Video Clip: Schoolhouse Rock, the Preamble
The Constitution is not the first constitution adopted by the original thirteen colonies. During the time of the Revolutionary War against Great Britain, the states were governed by the Articles of Confederation. The articles granted limited authority to a federal government, including the power to wage wars, conduct foreign policy, and resolve issues regarding claims by the states on western lands. Many leading scholars and statesmen at the time, known as Federalists, thought that the articles created a federal government that was too weak to survive. The lack of power to tax, for example, meant that the federal government was frequently near bankruptcy in spite of its repeated requests to the states to put forth more money to the federal government. Larger states resented the structure under the articles, which gave small states an equal vote to larger states. Finally, the articles reserved the power to regulate commerce to the states, meaning each pursued its own trade and tariff policy with other states and with foreign nations. In 1786, work began in a series of conventions to rewrite the articles, resulting in the adoption of the U.S. Constitution in Philadelphia in 1787.

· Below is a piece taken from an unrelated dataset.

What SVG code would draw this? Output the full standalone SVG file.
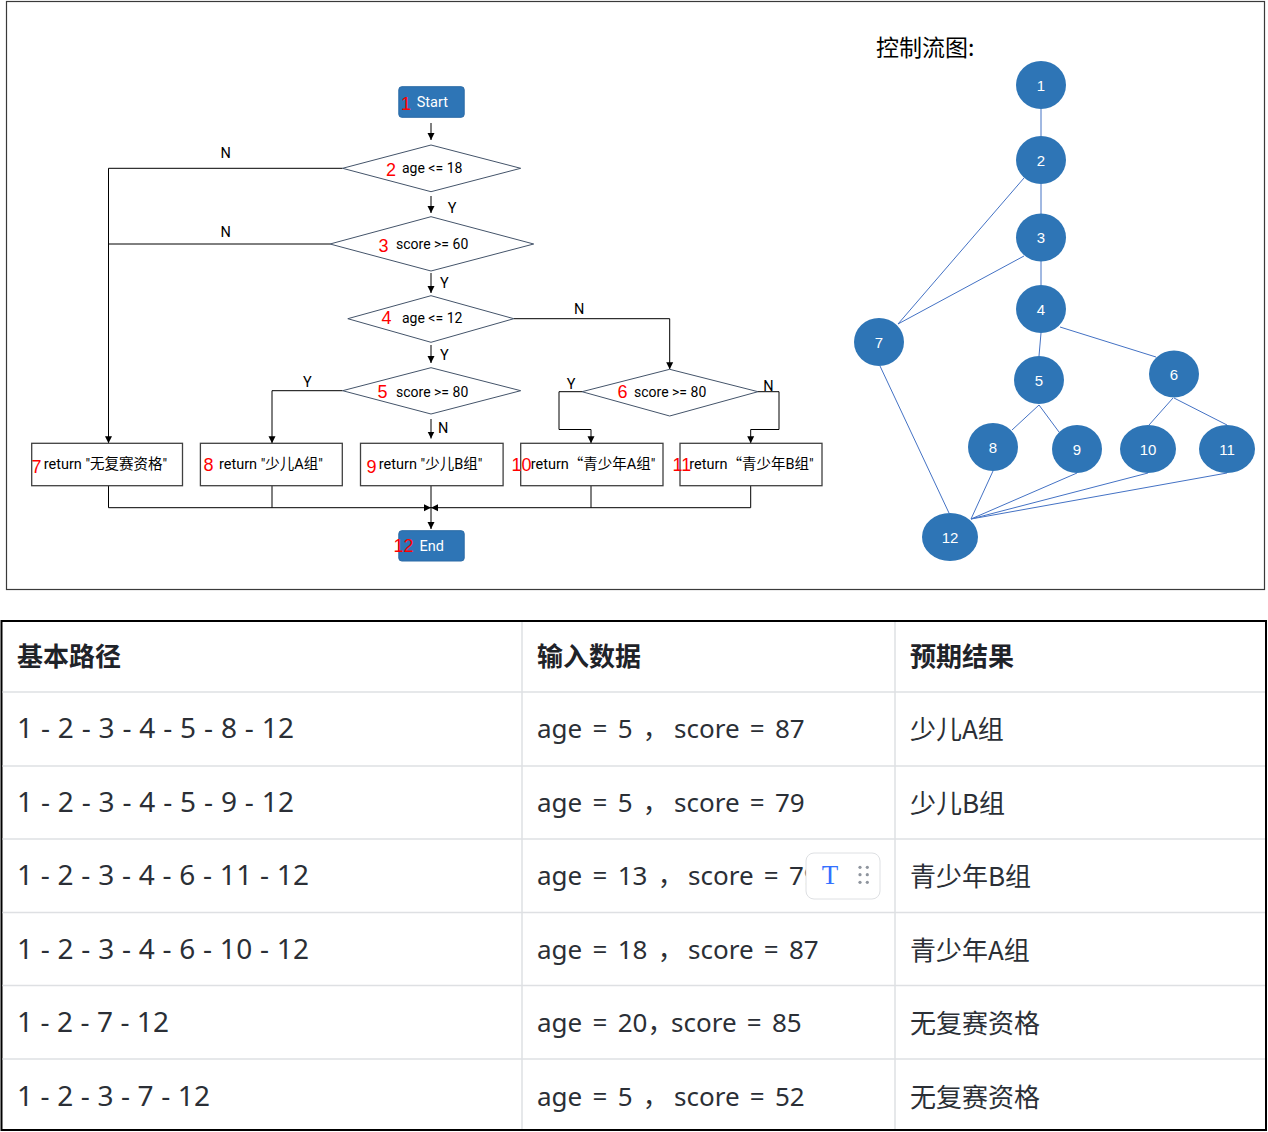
<svg xmlns="http://www.w3.org/2000/svg" width="1268" height="1132" viewBox="0 0 1268 1132">
<defs>
<marker id="ah" markerUnits="userSpaceOnUse" markerWidth="8" markerHeight="8" refX="7" refY="4" orient="auto"><path d="M0,0.5 L7,4 L0,7.5 z" fill="#000"/></marker>
<style>
.fc{font-family:Roboto,"Noto Sans CJK SC",sans-serif;font-size:14.5px;fill:#000}
.fd{font-family:Roboto,"Noto Sans CJK SC",sans-serif;font-size:14px;fill:#000}
.cq{font-family:"Noto Sans CJK SC",sans-serif}
.num{font-family:"Liberation Sans","Noto Sans",sans-serif;font-size:18px;fill:#ff0000}
.lbl{font-family:Roboto,"Liberation Sans",sans-serif;font-size:14.5px;fill:#000}
.term{fill:#2e75b6;stroke:#2a6aa6;stroke-width:1}
.dia{fill:#fff;stroke:#44546a;stroke-width:1}
.box{fill:#fff;stroke:#404040;stroke-width:1.3}
.wt{font-family:Roboto,"Liberation Sans",sans-serif;font-size:14.5px;fill:#fff}
.cn{fill:none;stroke:#000;stroke-width:1}
.ce{stroke:#4472c4;stroke-width:1}
.cf{fill:#2e75b6}
.ct{font-family:"Liberation Sans",Arial,sans-serif;font-size:15px;fill:#fff;text-anchor:middle}
.th{font-family:"Noto Sans CJK SC",sans-serif;font-size:26px;font-weight:700;fill:#1f2329}
.td{font-family:"Noto Sans","Noto Sans CJK SC",sans-serif;font-size:26px;word-spacing:3.5px;fill:#2b2f36}
.d1{font-family:"Noto Sans","Noto Sans CJK SC",sans-serif;font-size:28px;fill:#2b2f36}
.tc{font-family:"Noto Sans CJK SC",sans-serif;font-size:26px;fill:#2b2f36}
.rl{stroke:#dee0e3;stroke-width:1.5}
</style>
</defs>
<rect x="0" y="0" width="1268" height="1132" fill="#fff"/>
<rect x="6.5" y="1.5" width="1258" height="588" fill="#fff" stroke="#3a3a3a" stroke-width="1.2"/>

<!-- flowchart connectors -->
<g id="connectors">
<line class="cn" x1="431" y1="123" x2="431" y2="140" marker-end="url(#ah)"/>
<line class="cn" x1="431" y1="196" x2="431" y2="213" marker-end="url(#ah)"/>
<line class="cn" x1="431" y1="273" x2="431" y2="293" marker-end="url(#ah)"/>
<line class="cn" x1="431" y1="345" x2="431" y2="363" marker-end="url(#ah)"/>
<line class="cn" x1="431" y1="419" x2="431" y2="438.5" marker-end="url(#ah)"/>
<polyline class="cn" points="342.6,168.3 108.5,168.3 108.5,443.3" marker-end="url(#ah)"/>
<line class="cn" x1="330" y1="244" x2="108.5" y2="244"/>
<polyline class="cn" points="513.8,318.7 669.7,318.7 669.7,369.3" marker-end="url(#ah)"/>
<polyline class="cn" points="342.6,390.7 272,390.7 272,443.3" marker-end="url(#ah)"/>
<polyline class="cn" points="582,391.7 559,391.7 559,429.5 591,429.5 591,443.3" marker-end="url(#ah)"/>
<polyline class="cn" points="758,391.7 779,391.7 779,429.5 750.7,429.5 750.7,443.3" marker-end="url(#ah)"/>
<line class="cn" x1="108.5" y1="485.7" x2="108.5" y2="507.7"/>
<line class="cn" x1="272" y1="485.7" x2="272" y2="507.7"/>
<line class="cn" x1="591" y1="485.7" x2="591" y2="507.7"/>
<line class="cn" x1="750.7" y1="485.7" x2="750.7" y2="507.7"/>
<line class="cn" x1="108.5" y1="507.7" x2="431" y2="507.7" marker-end="url(#ah)"/>
<line class="cn" x1="750.7" y1="507.7" x2="431" y2="507.7" marker-end="url(#ah)"/>
<line class="cn" x1="431" y1="485.7" x2="431" y2="529" marker-end="url(#ah)"/>
<text class="lbl" x="220.4" y="158">N</text>
<text class="lbl" x="220.4" y="236.7">N</text>
<text class="lbl" x="447.7" y="213.3">Y</text>
<text class="lbl" x="440" y="288.3">Y</text>
<text class="lbl" x="574" y="314">N</text>
<text class="lbl" x="440" y="360">Y</text>
<text class="lbl" x="303" y="387">Y</text>
<text class="lbl" x="438" y="433.3">N</text>
<text class="lbl" x="566.7" y="389">Y</text>
<text class="lbl" x="763.3" y="390.7">N</text>
</g>

<g id="n1">
<rect class="term" x="398.8" y="86.7" width="65.4" height="30.6" rx="3"/>
<text class="num" x="401" y="110">1</text>
<text class="wt" x="416.7" y="106.5">Start</text>
</g>
<g id="n2">
<polygon class="dia" points="431,145 520.7,168.3 431,191.7 342.6,168.3"/>
<text class="num" x="386" y="176">2</text>
<text class="fd" x="402" y="172.7">age &lt;= 18</text>
</g>
<g id="n3">
<polygon class="dia" points="431,216.7 533.7,244 431,271 330,244"/>
<text class="num" x="378.5" y="251.7">3</text>
<text class="fd" x="396" y="249.3">score &gt;= 60</text>
</g>
<g id="n4">
<polygon class="dia" points="431,295.7 513.8,318.7 431,342.3 347.8,318.7"/>
<text class="num" x="381.5" y="324">4</text>
<text class="fd" x="402" y="323.3">age &lt;= 12</text>
</g>
<g id="n5">
<polygon class="dia" points="431,367.7 520.7,390.7 431,414 342.6,390.7"/>
<text class="num" x="377.5" y="398">5</text>
<text class="fd" x="396" y="396.7">score &gt;= 80</text>
</g>
<g id="n6">
<polygon class="dia" points="669.7,369.3 758,391.7 669.7,416 582,391.7"/>
<text class="num" x="617.5" y="398">6</text>
<text class="fd" x="634" y="396.5">score &gt;= 80</text>
</g>
<g id="n7">
<rect class="box" x="31.7" y="443.3" width="150.8" height="42.4"/>
<text class="num" x="31.5" y="472.7">7</text>
<text class="fc" x="43.7" y="469">return "无复赛资格"</text>
</g>
<g id="n8">
<rect class="box" x="200.4" y="443.3" width="141.9" height="42.4"/>
<text class="num" x="203.5" y="470.5">8</text>
<text class="fc" x="219" y="469">return "少儿A组"</text>
</g>
<g id="n9">
<rect class="box" x="360.5" y="443.3" width="142.6" height="42.4"/>
<text class="num" x="366.5" y="473">9</text>
<text class="fc" x="378.8" y="469">return "少儿B组"</text>
</g>
<g id="n10">
<rect class="box" x="520.7" y="443.3" width="142.3" height="42.4"/>
<text class="num" x="511.5" y="470.7">10</text>
<text class="fc" x="530.7" y="469">return<tspan class="cq">“</tspan>青少年A组"</text>
</g>
<g id="n11">
<rect class="box" x="680" y="443.3" width="142" height="42.4"/>
<text class="num" x="672.5" y="470.7">11</text>
<text class="fc" x="689.3" y="469">return<tspan class="cq">“</tspan>青少年B组"</text>
</g>
<g id="n12">
<rect class="term" x="398.8" y="530.7" width="65.4" height="30.3" rx="3"/>
<text class="num" x="393.5" y="551.7">12</text>
<text class="wt" x="419.4" y="550.5">End</text>
</g>

<!-- control flow graph -->
<text x="876" y="56" style="font-family:'Noto Sans CJK SC',sans-serif;font-size:23px;fill:#000">控制流图:</text>
<g id="cfg-edges">
<line class="ce" x1="1041" y1="109" x2="1041" y2="136"/>
<line class="ce" x1="1041" y1="184" x2="1041" y2="214"/>
<line class="ce" x1="1041" y1="261" x2="1041" y2="285"/>
<line class="ce" x1="1041" y1="333" x2="1039" y2="356"/>
<line class="ce" x1="1060" y1="327" x2="1156" y2="357"/>
<line class="ce" x1="1024" y1="178" x2="898" y2="324"/>
<line class="ce" x1="1024" y1="256" x2="898" y2="324"/>
<line class="ce" x1="1039" y1="405" x2="1012" y2="430"/>
<line class="ce" x1="1039" y1="405" x2="1059" y2="432"/>
<line class="ce" x1="1173" y1="398" x2="1149" y2="425"/>
<line class="ce" x1="1174" y1="398" x2="1227" y2="425"/>
<line class="ce" x1="880" y1="366" x2="949" y2="513"/>
<line class="ce" x1="993" y1="471" x2="971" y2="519"/>
<line class="ce" x1="1077" y1="473" x2="971" y2="519"/>
<line class="ce" x1="1148" y1="473" x2="971" y2="519"/>
<line class="ce" x1="1227" y1="473" x2="971" y2="519"/>
</g>
<g id="c1"><ellipse class="cf" cx="1041" cy="85" rx="25" ry="24"/><text class="ct" x="1041" y="90.5">1</text></g>
<g id="c2"><ellipse class="cf" cx="1041" cy="160" rx="25" ry="24"/><text class="ct" x="1041" y="165.5">2</text></g>
<g id="c3"><ellipse class="cf" cx="1041" cy="237.5" rx="25" ry="24"/><text class="ct" x="1041" y="243">3</text></g>
<g id="c4"><ellipse class="cf" cx="1041" cy="309" rx="25" ry="24"/><text class="ct" x="1041" y="314.5">4</text></g>
<g id="c5"><ellipse class="cf" cx="1039" cy="380" rx="25" ry="24"/><text class="ct" x="1039" y="385.5">5</text></g>
<g id="c6"><ellipse class="cf" cx="1174" cy="374" rx="25" ry="23.5"/><text class="ct" x="1174" y="379.5">6</text></g>
<g id="c7"><ellipse class="cf" cx="879" cy="342" rx="25" ry="24"/><text class="ct" x="879" y="347.5">7</text></g>
<g id="c8"><ellipse class="cf" cx="993" cy="447" rx="25" ry="24"/><text class="ct" x="993" y="452.5">8</text></g>
<g id="c9"><ellipse class="cf" cx="1077" cy="449" rx="25" ry="24"/><text class="ct" x="1077" y="454.5">9</text></g>
<g id="c10"><ellipse class="cf" cx="1148" cy="449" rx="28" ry="24"/><text class="ct" x="1148" y="454.5">10</text></g>
<g id="c11"><ellipse class="cf" cx="1227" cy="449" rx="28" ry="24"/><text class="ct" x="1227" y="454.5">11</text></g>
<g id="c12"><ellipse class="cf" cx="950" cy="537" rx="28" ry="24"/><text class="ct" x="950" y="542.5">12</text></g>

<!-- table -->
<g id="table">
<rect x="1.5" y="621" width="1264.5" height="509" fill="#fff" stroke="#000" stroke-width="2"/>
<line class="rl" x1="2.5" y1="692" x2="1265" y2="692"/>
<line class="rl" x1="2.5" y1="766" x2="1265" y2="766"/>
<line class="rl" x1="2.5" y1="839" x2="1265" y2="839"/>
<line class="rl" x1="2.5" y1="912.5" x2="1265" y2="912.5"/>
<line class="rl" x1="2.5" y1="985.5" x2="1265" y2="985.5"/>
<line class="rl" x1="2.5" y1="1059" x2="1265" y2="1059"/>
<line class="rl" x1="522" y1="622" x2="522" y2="1129"/>
<line class="rl" x1="895" y1="622" x2="895" y2="1129"/>

<text class="th" x="17" y="666">基本路径</text>
<text class="th" x="537" y="666">输入数据</text>
<text class="th" x="910" y="666">预期结果</text>

<text class="d1" x="17" y="738" textLength="277" lengthAdjust="spacing">1 - 2 - 3 - 4 - 5 - 8 - 12</text>
<text class="d1" x="17" y="811.5" textLength="277" lengthAdjust="spacing">1 - 2 - 3 - 4 - 5 - 9 - 12</text>
<text class="d1" x="17" y="885" textLength="292" lengthAdjust="spacing">1 - 2 - 3 - 4 - 6 - 11 - 12</text>
<text class="d1" x="17" y="959" textLength="292" lengthAdjust="spacing">1 - 2 - 3 - 4 - 6 - 10 - 12</text>
<text class="d1" x="17" y="1032" textLength="152" lengthAdjust="spacing">1 - 2 - 7 - 12</text>
<text class="d1" x="17" y="1106" textLength="193" lengthAdjust="spacing">1 - 2 - 3 - 7 - 12</text>

<text class="td" x="537" y="738">age = 5 ，</text><text class="td" x="674" y="738">score = 87</text>
<text class="td" x="537" y="811.5">age = 5 ，</text><text class="td" x="674" y="811.5">score = 79</text>
<text class="td" x="537" y="885">age = 13 ，</text><text class="td" x="688" y="885">score = 79</text>
<text class="td" x="537" y="959">age = 18 ，</text><text class="td" x="688" y="959">score = 87</text>
<text class="td" x="537" y="1032">age = 20，</text><text class="td" x="671" y="1032">score = 85</text>
<text class="td" x="537" y="1106">age = 5 ，</text><text class="td" x="674" y="1106">score = 52</text>

<text class="tc" x="910" y="739">少儿A组</text>
<text class="tc" x="910" y="812.5">少儿B组</text>
<text class="tc" x="910" y="886">青少年B组</text>
<text class="tc" x="910" y="960">青少年A组</text>
<text class="tc" x="910" y="1033">无复赛资格</text>
<text class="tc" x="910" y="1107">无复赛资格</text>
</g>

<g id="toolbar">
<rect x="806" y="853" width="74" height="46" rx="8" fill="#fff" stroke="#dee0e3" stroke-width="1"/>
<text x="830" y="883.5" text-anchor="middle" style="font-family:'Liberation Serif',serif;font-size:27px;fill:#3370ff">T</text>
<circle cx="860" cy="867.3" r="1.6" fill="#8f959e"/><circle cx="867.3" cy="867.3" r="1.6" fill="#8f959e"/>
<circle cx="860" cy="874.7" r="1.6" fill="#8f959e"/><circle cx="867.3" cy="874.7" r="1.6" fill="#8f959e"/>
<circle cx="860" cy="882.3" r="1.6" fill="#8f959e"/><circle cx="867.3" cy="882.3" r="1.6" fill="#8f959e"/>
</g>
</svg>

In this chapter we explore the Constitution in depth. We’ll examine how the Constitution sought to rectify the weaknesses in the articles, especially in commerce. We go beyond the meaning of the words and explain how judicial interpretation of the Constitution, while still evolving, has forever changed its original place in U.S. political economy. We’ll explore the first ten amendments to the Constitution, the Bill of Rights, and look at how many of the key civil liberties contained in the Bill of Rights also affect businesses. By the end of the chapter, you should have a solid grasp on why the Constitution remains an enduring document and why it’s important for business professionals to be able to speak on it with authority.
The Articles of Confederation established the United States of America. It provided a central federal government with limited powers, including the power to wage war. The articles ultimately failed because the federal government lacked the power to raise its own taxes or to regulate commerce. In 1787, the Philadelphia Convention adopted a new Constitution to replace the articles.